Data Storage
The ALCF’s data storage system is used to retain the data generated by simulations and visualizations. Disk storage provides intermediate-term storage for active projects, offering a means to access, analyze, and share simulation results. Tape storage is used to archive data from completed projects.
Disk Storage
The ALCF has Lustre file systems and GPFS file systems for data storage:
Grand:
A Lustre file system residing on an HPE ClusterStor E1000 platform equipped with 100 Petabytes of usable capacity across 8480 disk drives. This ClusterStor platform provides 160 Object Storage Targets and 40 Metadata Targets with an aggregate data transfer rate of 650GB/s.
Primary use of Grand is Compute campaign storage. Also see File Systems, Data Sharing, Data Policy, and Data Transfer.
Eagle:
A Lustre file system residing on an HPE ClusterStor E1000 platform equipped with 100 Petabytes of usable capacity across 8480 disk drives. This ClusterStor platform also provides 160 Object Storage Targets and 40 Metadata Targets with an aggregate data transfer rate of 650GB/s.
Primary use of Eagle is data sharing with the research community.

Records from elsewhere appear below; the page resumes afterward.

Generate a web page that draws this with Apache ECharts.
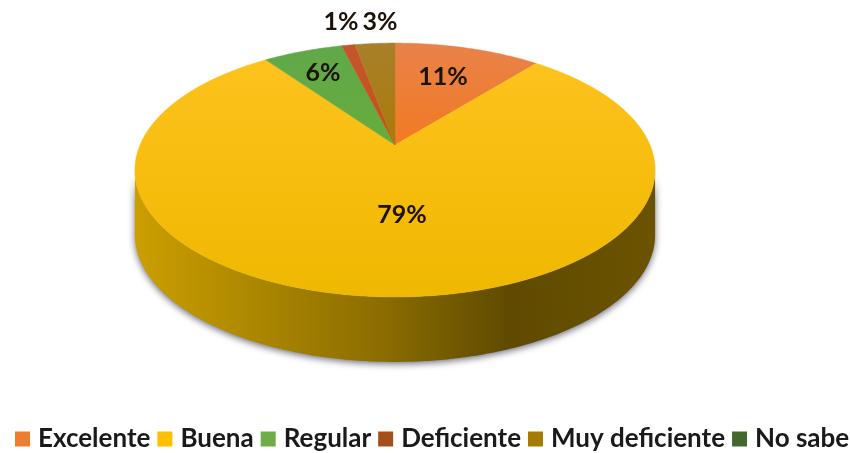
<!DOCTYPE html>
<html>
<head>
<meta charset="utf-8">
<script src="https://cdn.jsdelivr.net/npm/echarts@6/dist/echarts.min.js"></script>
<style>
html, body { margin: 0; padding: 0; background: #fff; }
#chart { width: 850px; height: 453px; }
</style>
</head>
<body>
<div id="chart"></div>
<script>
const categories = ['Excelente', 'Buena', 'Regular', 'Deficiente', 'Muy deficiente', 'No sabe']
const values = [11, 79, 6, 1, 3, 0]

// colores de la leyenda y de la cara superior
const legendColors = ['#ed7d31', '#ffc000', '#70ad47', '#a5501a', '#a67c00', '#43682b']
const topColors = [
  ['#e8824a', '#f27a22'],
  ['#ffc31f', '#efb800'],
  ['#60a84a', '#68ac3c'],
  ['#c5552f', '#c9500f'],
  ['#a8802a', '#aa7a08'],
  ['#43682b', '#43682b']
]
// posicion de cada etiqueta (movidas a mano en el original)
const labelPos = [[443, 77], [402, 215], [323, 73], [341, 22], [380, 22], null]

// pastel en perspectiva: el centro queda mas arriba que el centro de la elipse
const apex = { x: 395, y: 145 }
const radiusX = 255
const radiusY = 122
const tilt = 0.197
const depth = 65

const total = values.reduce((a, b) => a + b, 0)

function project (angle) {
  const u = Math.sin(angle)
  const v = Math.cos(angle)
  const w = 1 + tilt * v
  return [apex.x + radiusX * u / w, apex.y - radiusY * v / w]
}

function arcPoints (start, end) {
  const pts = []
  const steps = Math.max(2, Math.ceil((end - start) / 0.01))
  for (let i = 0; i <= steps; i++) {
    pts.push(project(start + (end - start) * i / steps))
  }
  return pts
}

const sliceAngles = []
let acc = 0
for (const v of values) {
  const start = acc / total * Math.PI * 2
  acc += v
  sliceAngles.push([start, acc / total * Math.PI * 2])
}

// solo se ve la pared entre los dos extremos de la elipse
const frontStart = Math.acos(-tilt)
const frontEnd = Math.PI * 2 - frontStart

const wallFill = new echarts.graphic.LinearGradient(135, 0, 655, 0, [
  { offset: 0, color: '#cb9f00' },
  { offset: 0.2, color: '#b08a00' },
  { offset: 0.45, color: '#8f7000' },
  { offset: 0.72, color: '#5f4a00' },
  { offset: 1, color: '#6b5300' }
], true)

function renderWall (params) {
  const start = Math.max(sliceAngles[params.dataIndex][0], frontStart)
  const end = Math.min(sliceAngles[params.dataIndex][1], frontEnd)
  if (end <= start) return { type: 'group', children: [] }
  const rim = arcPoints(start, end)
  const lower = rim.map(p => [p[0], p[1] + depth]).reverse()
  return {
    type: 'polygon',
    shape: { points: rim.concat(lower) },
    style: {
      fill: wallFill,
      shadowBlur: 7,
      shadowColor: 'rgba(60,60,80,0.75)',
      shadowOffsetY: 2
    }
  }
}

function renderSlice (index) {
  const [start, end] = sliceAngles[index]
  if (end <= start) return { type: 'group', children: [] }
  const fill = new echarts.graphic.LinearGradient(0, 43, 0, index === 1 ? 297 : 145, [
    { offset: 0, color: topColors[index][0] },
    { offset: 1, color: topColors[index][1] }
  ], true)
  const points = [[apex.x, apex.y]].concat(arcPoints(start, end))
  const children = [{
    type: 'polygon',
    shape: { points: points },
    style: { fill: fill, stroke: fill, lineWidth: 0.5 }
  }]
  if (labelPos[index]) {
    children.push({
      type: 'text',
      x: labelPos[index][0],
      y: labelPos[index][1],
      z2: 10,
      style: {
        text: values[index] + '%',
        font: 'bold 25px Lato',
        fill: '#1c1208',
        align: 'center',
        verticalAlign: 'middle'
      }
    })
  }
  return { type: 'group', children: children }
}

const seriesData = [{
  name: 'wall',
  type: 'custom',
  coordinateSystem: 'none',
  z: 1,
  silent: true,
  data: values,
  renderItem: renderWall
}]
categories.forEach((name, i) => {
  seriesData.push({
    name: name,
    type: 'custom',
    coordinateSystem: 'none',
    z: i === 3 || i === 4 ? 3 : 2,
    silent: true,
    itemStyle: { color: legendColors[i] },
    data: [values[i]],
    renderItem: () => renderSlice(i)
  })
})

const chart = echarts.init(document.getElementById('chart'), null, { renderer: 'canvas' })
chart.setOption({
  animation: false,
  backgroundColor: '#fff',
  legend: {
    data: categories,
    left: 15,
    top: 426,
    icon: 'rect',
    itemWidth: 15,
    itemHeight: 15,
    itemGap: 7,
    padding: 0,
    selectedMode: false,
    textStyle: {
      fontFamily: 'Lato',
      fontWeight: 'bold',
      fontSize: 26,
      color: '#1a1a1a',
      padding: [0, 0, 0, 3]
    }
  },
  series: seriesData
})
</script>
</body>
</html>
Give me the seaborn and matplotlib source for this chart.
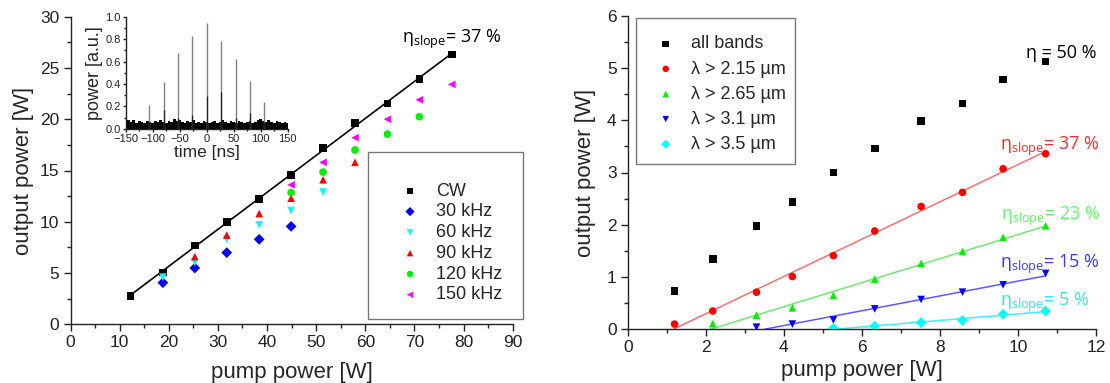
import numpy as np
import matplotlib
matplotlib.use("Agg")
import matplotlib.pyplot as plt
from matplotlib.patches import Rectangle
from matplotlib.ticker import MultipleLocator
import seaborn as sns

# ---------------- left panel: CW and Q-switched output ----------------
pump_cw = [12.2, 18.8, 25.3, 31.8, 38.4, 44.9, 51.4, 57.9, 64.5, 71.0, 77.6]
p_cw = [2.76, 5.07, 7.67, 9.98, 12.25, 14.56, 17.22, 19.63, 21.55, 23.92, 26.32]
pump_30k = [18.8, 25.3, 31.8, 38.4, 44.9]
p_30k = [4.06, 5.49, 6.99, 8.29, 9.55]
pump_60k = [18.8, 25.3, 31.8, 38.4, 44.9, 51.4]
p_60k = [4.6, 6.05, 8.3, 9.7, 11.1, 12.9]
pump_90k = [25.3, 31.8, 38.4, 44.9, 51.4, 57.9]
p_90k = [6.6, 8.7, 10.8, 12.3, 14.1, 15.8]
pump_120k = [44.9, 51.4, 57.9, 64.5, 71.0]
p_120k = [12.85, 14.85, 17.0, 18.55, 20.25]
pump_150k = [44.9, 51.4, 57.9, 64.5, 71.0, 77.6]
p_150k = [13.6, 15.8, 18.2, 20.0, 21.9, 23.4]
left_labels = ["CW", "30 kHz", "60 kHz", "90 kHz", "120 kHz", "150 kHz"]

# inset: pulse train
pulse_t = [-107, -80, -53.5, -26.8, 0, 26.8, 53.5, 80, 107]
pulse_h = [0.21, 0.42, 0.68, 0.83, 0.946, 0.78, 0.62, 0.43, 0.235]
pulse_inner = [0.06, 0.17, 0.10, 0.12, 0.29, 0.33, 0.10, 0.14, 0.06]
noise_t = [-150, -145, -140, -135, -130, -125, -120, -115, -110, -105, -100,
           -95, -90, -85, -80, -75, -70, -65, -60, -55, -50, -45, -40, -35,
           -30, -25, -20, -15, -10, -5, 0, 5, 10, 15, 20, 25, 30, 35, 40, 45,
           50, 55, 60, 65, 70, 75, 80, 85, 90, 95, 100, 105, 110, 115, 120,
           125, 130, 135, 140, 145, 150]
noise_top = [0.07, 0.08, 0.06, 0.08, 0.05, 0.07, 0.06, 0.05, 0.07, 0.06, 0.05,
             0.07, 0.06, 0.08, 0.06, 0.05, 0.07, 0.06, 0.09, 0.07, 0.08, 0.06,
             0.05, 0.07, 0.06, 0.08, 0.05, 0.06, 0.05, 0.07, 0.06, 0.05, 0.06,
             0.07, 0.05, 0.06, 0.08, 0.06, 0.05, 0.07, 0.06, 0.05, 0.07, 0.06,
             0.05, 0.06, 0.07, 0.05, 0.06, 0.08, 0.09, 0.07, 0.06, 0.08, 0.06,
             0.05, 0.07, 0.06, 0.05, 0.06, 0.05]

# ---------------- right panel: spectrally filtered output ----------------
pump_r = [1.2, 2.18, 3.3, 4.22, 5.27, 6.33, 7.52, 8.58, 9.62, 10.71]
p_all = [0.73, 1.34, 1.98, 2.44, 3.0, 3.46, 3.98, 4.32, 4.78, 5.12]
p_215 = [0.10, 0.35, 0.71, 1.01, 1.41, 1.88, 2.35, 2.62, 3.07, 3.36]
pump_265 = [2.18, 3.3, 4.22, 5.27, 6.33, 7.52, 8.58, 9.62, 10.71]
p_265 = [0.11, 0.27, 0.41, 0.65, 0.96, 1.26, 1.49, 1.76, 1.98]
pump_31 = [3.3, 4.22, 5.27, 6.33, 7.52, 8.58, 9.62, 10.71]
p_31 = [0.04, 0.10, 0.18, 0.39, 0.57, 0.71, 0.85, 1.07]
pump_35 = [5.27, 6.33, 7.52, 8.58, 9.62, 10.71]
p_35 = [0.02, 0.06, 0.13, 0.17, 0.29, 0.35]
right_labels = ["all bands", "λ > 2.15 µm", "λ > 2.65 µm", "λ > 3.1 µm", "λ > 3.5 µm"]
slope_labels = ["37 %", "23 %", "15 %", "5 %"]

W, H = 1110, 383
sns.set_theme(style="ticks")
plt.rcParams["font.family"] = ["Liberation Sans", "DejaVu Sans"]
plt.rcParams["axes.linewidth"] = 1.0

fig = plt.figure(figsize=(W / 100, H / 100), dpi=100)


def px_axes(x0, x1, top, bottom):
    return fig.add_axes([x0 / W, 1 - bottom / H, (x1 - x0) / W, (bottom - top) / H])


def style_axes(ax, fs=12.5, major=5, minor=3, pad=3):
    sns.despine(ax=ax)
    ax.tick_params(which="major", direction="out", length=major, width=1,
                   labelsize=fs, pad=pad, colors="#222222")
    ax.tick_params(which="minor", direction="out", length=minor, width=1,
                   colors="#222222")
    for s in ("left", "bottom"):
        ax.spines[s].set_color("#222222")


def px_legend(ax, handles, labels, x, y, pitch_sp, hpad):
    ax.legend(handles, labels, loc="upper left",
              bbox_to_anchor=(x / W, 1 - y / H), bbox_transform=fig.transFigure,
              frameon=False, borderpad=0, borderaxespad=0, handlelength=1.0,
              handletextpad=hpad, labelspacing=pitch_sp, fontsize=13,
              scatterpoints=1, markerscale=0.85)


def px_box(x0, y0, x1, y1):
    fig.patches.append(Rectangle((x0 / W, 1 - y1 / H), (x1 - x0) / W, (y1 - y0) / H,
                                 transform=fig.transFigure, fill=False,
                                 edgecolor="#777777", linewidth=1.0))


eta_font = ["Open Sans", "DejaVu Sans"]


def eta_label(x, y, value, color, size=13):
    fig.text(x / W, 1 - y / H, "η$_{\\mathregular{slope}}$= " + value,
             color=color, fontsize=size, family=eta_font, ha="left", va="baseline")


# ---------- left axes ----------
axL = px_axes(70.5, 512.7, 16.7, 324.3)
left_series = [
    (pump_cw, p_cw, "s", "black"),
    (pump_30k, p_30k, "D", "#0000ff"),
    (pump_60k, p_60k, "v", "#00ffff"),
    (pump_90k, p_90k, "^", "#ff0000"),
    (pump_120k, p_120k, "o", "#00ee00"),
    (pump_150k, p_150k, "<", "#ff00ff"),
]
# linear fit of the CW data
k, b = np.polyfit(pump_cw, p_cw, 1)
fit_x = np.array([pump_cw[0], pump_cw[-1]])
sns.lineplot(x=fit_x, y=k * fit_x + b, color="black", lw=1.2, ax=axL, zorder=1)
for (xs, ys, m, c), lab in zip(left_series, left_labels):
    sns.scatterplot(x=xs, y=ys, marker=m, color=c, s=30, edgecolor="none",
                    ax=axL, label=lab, zorder=3)
axL.set_xlim(0, 90)
axL.set_ylim(0, 30)
axL.xaxis.set_major_locator(MultipleLocator(10))
axL.xaxis.set_minor_locator(MultipleLocator(5))
axL.yaxis.set_major_locator(MultipleLocator(5))
axL.yaxis.set_minor_locator(MultipleLocator(2.5))
style_axes(axL)
axL.set_xlabel("pump power [W]", fontsize=16, labelpad=8)
axL.set_ylabel("output power [W]", fontsize=16, labelpad=4)
hL, lL = axL.get_legend_handles_labels()
px_legend(axL, hL, lL, 401, 182.5, 0.21, 0.94)
px_box(368.3, 152.3, 522.7, 319)
eta_label(402, 43.3, slope_labels[0], "black")

# ---------- inset ----------
axI = px_axes(125.7, 287.7, 16.7, 128.7)
axI.set_facecolor("none")
axI.fill_between(noise_t, 0, noise_top, step="mid", color="black", lw=0)
axI.vlines(pulse_t, 0, pulse_h, color="#808080", lw=1.0)
axI.vlines(pulse_t, 0, pulse_inner, color="#222222", lw=0.9)
axI.set_xlim(-150, 150)
axI.set_ylim(0, 1.0)
axI.xaxis.set_major_locator(MultipleLocator(50))
axI.xaxis.set_minor_locator(MultipleLocator(25))
axI.yaxis.set_major_locator(MultipleLocator(0.2))
axI.yaxis.set_minor_locator(MultipleLocator(0.1))
axI.yaxis.set_major_formatter(matplotlib.ticker.FormatStrFormatter("%.1f"))
style_axes(axI, fs=8, major=2.5, minor=1.5, pad=1)
axI.set_xlabel("time [ns]", fontsize=12.5, labelpad=1)
axI.set_ylabel("power [a.u.]", fontsize=13, labelpad=2)

# ---------- right axes ----------
axR = px_axes(627.7, 1096, 15.7, 329.3)
right_series = [
    (pump_r, p_all, "s", "black", None),
    (pump_r, p_215, "o", "#ff0000", "#ff6e6e"),
    (pump_265, p_265, "^", "#00ee00", "#6ee86e"),
    (pump_31, p_31, "v", "#0000ff", "#5a5aff"),
    (pump_35, p_35, "D", "#00ffff", "#40f0f0"),
]
for xs, ys, m, c, lc in right_series:
    if lc is None:
        continue
    k, b = np.polyfit(xs, ys, 1)
    fx = np.array([-b / k, xs[-1]])
    sns.lineplot(x=fx, y=k * fx + b, color=lc, lw=1.1, ax=axR, zorder=1)
for (xs, ys, m, c, lc), lab in zip(right_series, right_labels):
    sns.scatterplot(x=xs, y=ys, marker=m, color=c, s=30, edgecolor="none",
                    ax=axR, label=lab, zorder=3)
axR.set_xlim(0, 12)
axR.set_ylim(0, 6)
axR.xaxis.set_major_locator(MultipleLocator(2))
axR.xaxis.set_minor_locator(MultipleLocator(1))
axR.yaxis.set_major_locator(MultipleLocator(1))
axR.yaxis.set_minor_locator(MultipleLocator(0.5))
style_axes(axR)
axR.set_xlabel("pump power [W]", fontsize=16, labelpad=3)
axR.set_ylabel("output power [W]", fontsize=16, labelpad=8)
hR, lR = axR.get_legend_handles_labels()
px_legend(axR, hR, lR, 656.7, 35.5, 0.45, 0.89)
px_box(636, 18.3, 795.3, 164)

fig.text(1026 / W, 1 - 58.3 / H, "η = 50 %", color="black", fontsize=13,
         family=eta_font, ha="left", va="baseline")
eta_label(1000, 149.5, slope_labels[0], "#ff2a2a")
eta_label(1000.7, 220, slope_labels[1], "#6ef06e")
eta_label(1000, 267.7, slope_labels[2], "#3a3aff")
eta_label(1000, 305.5, slope_labels[3], "#30e8e8")

fig.savefig("out.png", dpi=100)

Also see File Systems, Data Sharing, Data Policy, and Data Transfer.
Tape Storage
ALCF computing resources share three 10,000-slot libraries using LTO6 and LTO8 tape technology. The LTO tape drives have built-in hardware compression with compression ratios typically between 1.25:1 and 2:1, depending on the data, giving an effective capacity of approximately 65PB. Also see Data Transfer and HPSS.
Networking
Networking is the fabric that ties all of the ALCF’s computing systems together.
InfiniBand enables communication between system I/O nodes and the various storage systems described above. The Production HPC SAN is built upon NVIDIA Mellanox High Data Rate (HDR) InfiniBand hardware. Two 800-port core switches provide the backbone links between eighty edge switches, yielding 1600 total available host ports, each at 200Gbps, in a non-blocking fat-tree topology. The full bisection bandwidth of this fabric is 320Tbps. The HPC SAN is maintained by the NVIDIA Mellanox Unified Fabric Manager (UFM), providing Adaptive Routing to avoid congestion, as well as the NVIDIA Mellanox Self-Healing Interconnect Enhancement for InteLligent Datacenters (SHIELD) resiliency system for link fault detection and recovery.
When external communications are required, Ethernet is the interconnect of choice. Remote user access, systems maintenance and management, as well as high performance data transfers are all enabled by the Local Area Network (LAN) and Wide Area Network (WAN) Ethernet infrastructure. This connectivity is built upon a combination of Extreme Networks SLX & MLXe routers and NVIDIA Mellanox Ethernet switches.
ALCF systems connect to other research institutions over multiple 100Gbps Ethernet circuits that link to many high performance research networks, including local and regional networks like the Metropolitan Research and Education Network (MREN), as well as national and international networks like the Energy Sciences Network (ESnet) and Internet2.